What is the meeting about? We want members to understand the issues and to get active in the campaign. The meeting is needed to explain the issues and what members can do to help. It is vital we focus attention on the need to fully support the campaign. Consider the following:
- Timing – is the planned time a time that the majority of people are going to be able to make?
- Venue – is it big enough without being too big if not so many turn up? Would the meeting be better held off site if management are hostile and people will feel intimidated about attending?
- Who to invite – is it going to be open to members and non-members, or only members? This may depend on how “unionised” the workplace is. Open meetings can be a great place to recruit non-members as long as they are given a form and asked to join.
- What is the agenda and purpose of the meeting? – Those running the meeting should have a clear idea of what you want to achieve from the meeting and have developed an agenda so that people know what they are coming to discuss or hear about. You may also want to think about doing something interesting like inviting a guest speaker on the issue or asking a member of the organising team to attend and assist in planning your local campaign.
- Advertising the meeting - you need to think about how you are going to advertise the meeting in a way that invitees know about it and are encouraged to come. This would include things like getting more active members to encourage their co-workers to attend, sending emails around with a reminder closer to the time and putting up posters in the workplace. If it is about a contentious issue which the employer opposes, or is a strike meeting, you will need to arrange for leafleting the workplace outside entrances.
Getting members involved
Talking to someone on a one to one basis is one of the most successful ways of getting people to become more involved in the union.
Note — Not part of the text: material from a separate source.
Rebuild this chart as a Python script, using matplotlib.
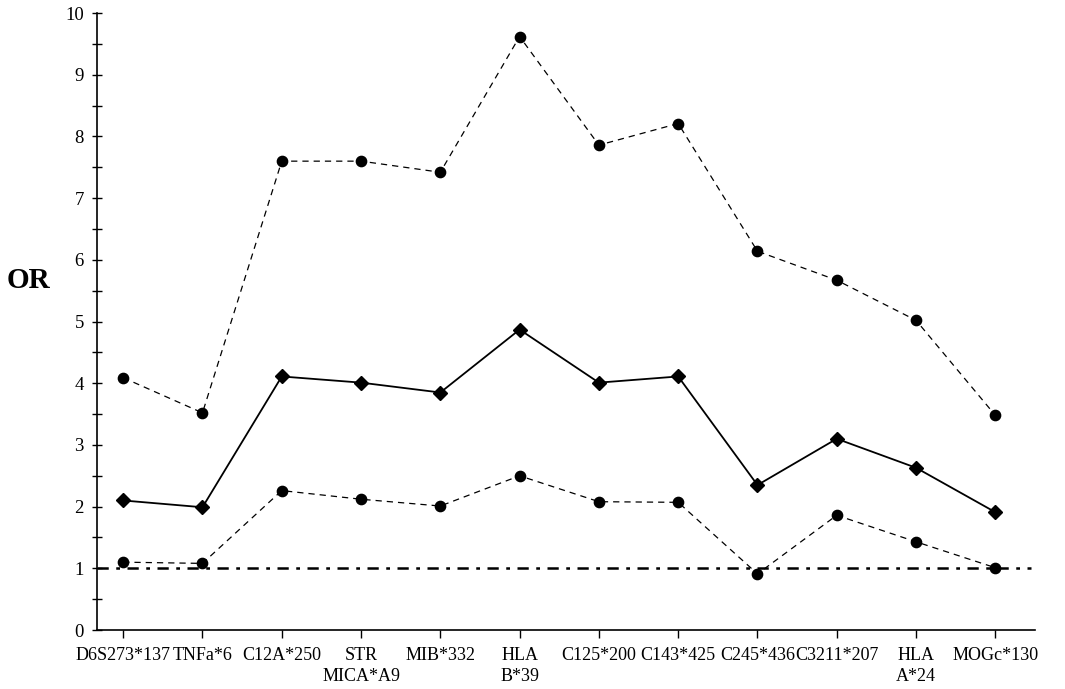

It can assist you with the following:
- Learning more about them
- Finding out their opinion on particular issues
- Identifying issues and concerns
- Building a relationship
- Getting them to join the union
- Asking them to get involved in union activity e.g. sign a petition, attend a meeting or talk to co-workers
- Identifying new workplace reps or contacts/advocates
This usually follows the following number of steps:
- Introduction (if necessary), develop a rapport
- Find out basic information about the worker – name, job, are they in PCS?
- Establish issues of concern by active listening (80% listening and just 20% talking is a good guide)
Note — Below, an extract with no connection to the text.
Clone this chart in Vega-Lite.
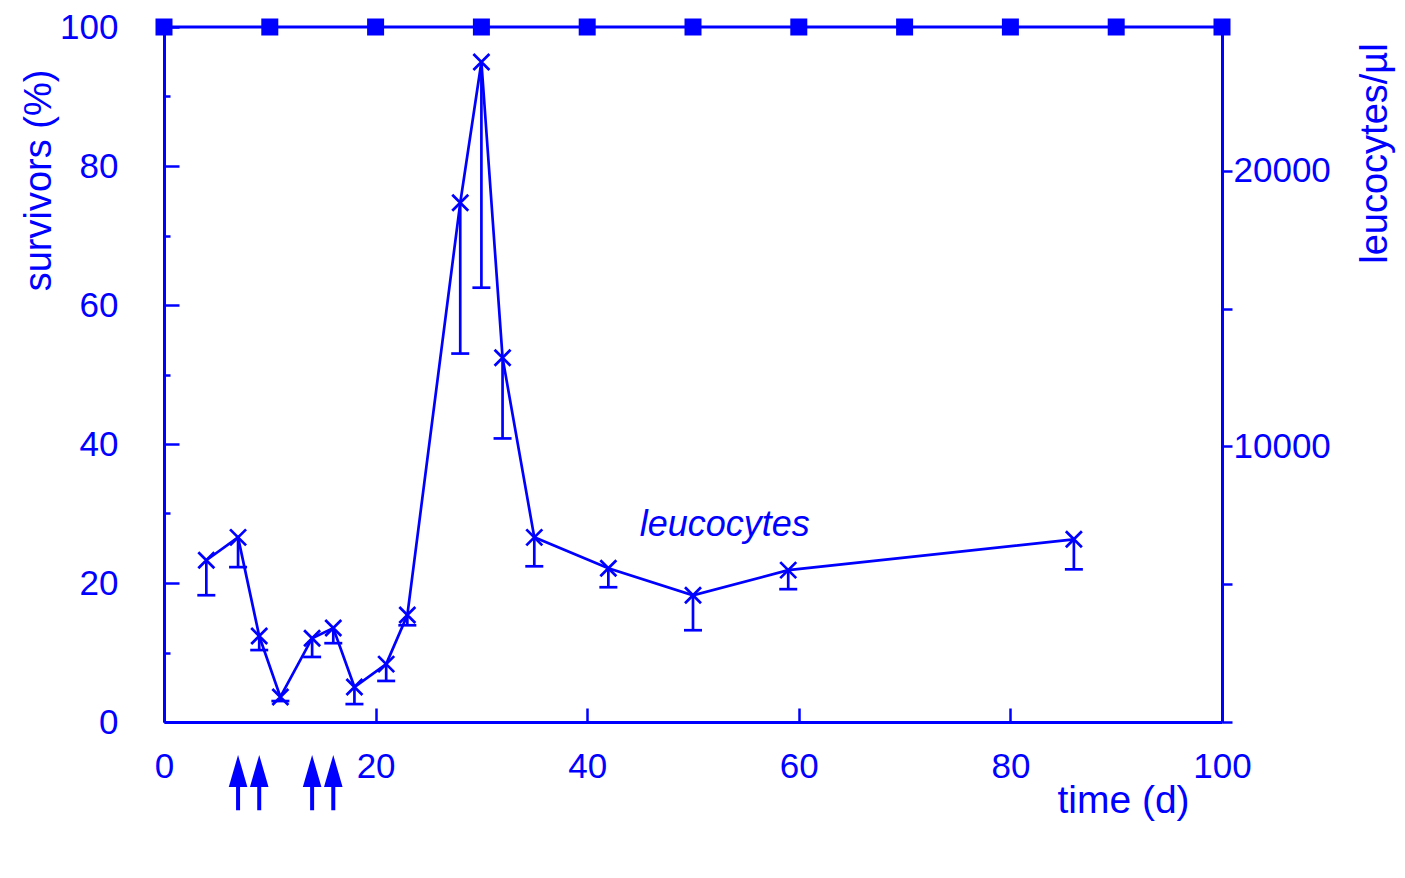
{
  "$schema": "https://vega.github.io/schema/vega-lite/v6.json",
  "width": 1058,
  "height": 695,
  "autosize": "none",
  "padding": {"left": 164, "top": 27, "right": 183, "bottom": 156},
  "background": "white",
  "config": {
    "view": {"stroke": null},
    "font": "Liberation Sans",
    "axis": {
      "domainColor": "#0000ff",
      "domainWidth": 3,
      "tickColor": "#0000ff",
      "tickWidth": 2.5,
      "labelColor": "#0000ff",
      "titleColor": "#0000ff",
      "labelFont": "Liberation Sans",
      "titleFont": "Liberation Sans",
      "labelFontSize": 35,
      "titleFontSize": 38,
      "titleFontWeight": "normal",
      "grid": false
    }
  },
  "datasets": {
    "surv": [
      {"day": 0, "pct": 100}, {"day": 10, "pct": 100}, {"day": 20, "pct": 100},
      {"day": 30, "pct": 100}, {"day": 40, "pct": 100}, {"day": 50, "pct": 100},
      {"day": 60, "pct": 100}, {"day": 70, "pct": 100}, {"day": 80, "pct": 100},
      {"day": 90, "pct": 100}, {"day": 100, "pct": 100}
    ],
    "arrows": [{"day": 7}, {"day": 9}, {"day": 14}, {"day": 16}],
    "leuco": [
      {"day": 4, "val": 5870, "low": 4600},
      {"day": 7, "val": 6700, "low": 5620},
      {"day": 9, "val": 3120, "low": 2610},
      {"day": 11, "val": 910, "low": 760},
      {"day": 14, "val": 3040, "low": 2360},
      {"day": 16, "val": 3410, "low": 2860},
      {"day": 18, "val": 1270, "low": 650},
      {"day": 21, "val": 2100, "low": 1490},
      {"day": 23, "val": 3880, "low": 3510},
      {"day": 28, "val": 18840, "low": 13370},
      {"day": 30, "val": 23950, "low": 15760},
      {"day": 32, "val": 13220, "low": 10290},
      {"day": 35, "val": 6700, "low": 5650},
      {"day": 42, "val": 5580, "low": 4890},
      {"day": 50, "val": 4600, "low": 3330},
      {"day": 59, "val": 5510, "low": 4820},
      {"day": 86, "val": 6630, "low": 5540}
    ]
  },
  "layer": [
    {
      "layer": [
        {
          "data": {"name": "surv"},
          "mark": {"type": "line", "color": "#0000ff", "strokeWidth": 3},
          "encoding": {
            "x": {
              "field": "day", "type": "quantitative",
              "scale": {"domain": [0, 100], "nice": false, "zero": false},
              "axis": {
                "orient": "bottom",
                "values": [0, 20, 40, 60, 80, 100],
                "tickSize": -14,
                "labelPadding": 41,
                "labelFlush": false,
                "labelOverlap": false,
                "title": "time (d)",
                "titleFontSize": 39,
                "titleX": 959,
                "titleY": 78,
                "titleAlign": "center",
                "titleBaseline": "middle",
                "titleAnchor": null
              }
            },
            "y": {
              "field": "pct", "type": "quantitative",
              "scale": {"domain": [0, 100], "nice": false},
              "axis": {
                "orient": "left",
                "values": [0, 10, 20, 30, 40, 50, 60, 70, 80, 90, 100],
                "labelExpr": "datum.value % 20 === 0 ? datum.label : ''",
                "tickSize": {"condition": {"test": "datum.value % 20 === 0", "value": -15}, "value": -6},
                "labelPadding": 61,
                "labelFlush": false,
                "labelOverlap": false,
                "title": "survivors (%)",
                "titleX": -125,
                "titleY": 153,
                "titleAngle": -90,
                "titleAlign": "center",
                "titleBaseline": "middle",
                "titleAnchor": null
              }
            }
          }
        },
        {
          "data": {"name": "surv"},
          "mark": {"type": "point", "shape": "square", "size": 289, "filled": true, "opacity": 1, "color": "#0000ff"},
          "encoding": {
            "x": {"field": "day", "type": "quantitative"},
            "y": {"field": "pct", "type": "quantitative"}
          }
        },
        {
          "data": {"name": "arrows"},
          "mark": {"type": "rule", "color": "#0000ff", "strokeWidth": 4},
          "encoding": {
            "x": {"field": "day", "type": "quantitative"},
            "y": {"datum": -8.5},
            "y2": {"datum": -12.7}
          }
        },
        {
          "data": {"name": "arrows"},
          "mark": {"type": "point", "shape": "M0,-1L0.58,1L-0.58,1Z", "size": 1024, "filled": true, "opacity": 1, "color": "#0000ff"},
          "encoding": {
            "x": {"field": "day", "type": "quantitative"},
            "y": {"datum": -7.05}
          }
        },
        {
          "data": {"values": [{}]},
          "mark": {"type": "text", "color": "#0000ff", "font": "Liberation Sans", "fontSize": 36, "fontStyle": "italic", "align": "center", "baseline": "middle"},
          "encoding": {
            "x": {"datum": 53},
            "y": {"datum": 28.4},
            "text": {"value": "leucocytes"}
          }
        }
      ]
    },
    {
      "layer": [
        {
          "data": {"name": "leuco"},
          "mark": {"type": "line", "color": "#0000ff", "strokeWidth": 2.7},
          "encoding": {
            "x": {"field": "day", "type": "quantitative"},
            "y": {
              "field": "val", "type": "quantitative",
              "scale": {"domain": [0, 25220], "nice": false},
              "axis": {
                "orient": "right",
                "values": [0, 5000, 10000, 15000, 20000],
                "labelExpr": "datum.value % 10000 === 0 && datum.value > 0 ? datum.label : ''",
                "format": "d",
                "tickSize": 10,
                "labelPadding": 1,
                "labelFlush": false,
                "labelOverlap": false,
                "title": "leucocytes/µl",
                "titleX": 153,
                "titleY": 126,
                "titleAngle": -90,
                "titleAlign": "center",
                "titleBaseline": "middle",
                "titleAnchor": null
              }
            }
          }
        },
        {
          "data": {"name": "leuco"},
          "mark": {"type": "rule", "color": "#0000ff", "strokeWidth": 2.7},
          "encoding": {
            "x": {"field": "day", "type": "quantitative"},
            "y": {"field": "val", "type": "quantitative"},
            "y2": {"field": "low"}
          }
        },
        {
          "data": {"name": "leuco"},
          "mark": {"type": "point", "shape": "M-1,0L1,0", "size": 324, "filled": false, "opacity": 1, "color": "#0000ff", "strokeWidth": 2.7},
          "encoding": {
            "x": {"field": "day", "type": "quantitative"},
            "y": {"field": "low", "type": "quantitative"}
          }
        },
        {
          "data": {"name": "leuco"},
          "mark": {"type": "point", "shape": "M-1,-1L1,1M-1,1L1,-1", "size": 256, "filled": false, "opacity": 1, "color": "#0000ff", "strokeWidth": 2.7},
          "encoding": {
            "x": {"field": "day", "type": "quantitative"},
            "y": {"field": "val", "type": "quantitative"}
          }
        }
      ]
    }
  ],
  "resolve": {"scale": {"y": "independent"}}
}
- Based on the points they raise, give positive examples of how the union can help
- Ask them to join the union, or if already a member ask for their commitment to a campaign aim, eg, come to the next meeting, sign a petition or e-action, or become a union advocate for their floor
- Wrap up – if they felt unable to agree (to join or make a commitment for the campaign) give assurance that of a time and date where you can speak to them again once they’ve had time to consider. Ensure you have a notepad or clipboard to make a note of names to go back to
The idea is not to get yourself in an argument or debate about the union but to develop a positive relationship with people so they see the advantage in joining the union or getting more involved.
Listening to people’s concerns is the most effective way of building trust in the union, rather than ‘preaching’. Don’t feel you have to have solutions to everything. If you’re asked something you’re unsure of it is better to make a note of the question and go back to them once you’ve found the answer.
Remember that the reason most people give for why they aren’t a member or more active in the union is that they have never been asked.
‘Like recruits like’
When you are planning activities to try and recruit fellow workers to the union you want to think about who is best placed to approach someone. If people are approached by a friend or a colleague, who they know and trust they are more likely to agree to join or get active, then they might be if a total stranger approaches them and asks.
The same goes for producing materials you need. Think about the people in your workplace. If they are predominately young maybe you could ask a younger member to write a leaflet that may appeal to young members.
Using people skills where appropriate
When allocating tasks in a campaign it could be useful to think about the kind of skills that your campaign team has and how they can be utilised as part of the campaign.
For example if someone has experience in writing a community campaign newsletter then they might be a good person to co-ordinate a local branch or workplace newsletter.
If someone has better access to the movements of people in the department then could give the group information to assist in mapping.
This is something also to remember as part of succession planning. If a rep who has been very active is leaving the workplace you need to think about how you can replace them and getting them to mentor people into their new role.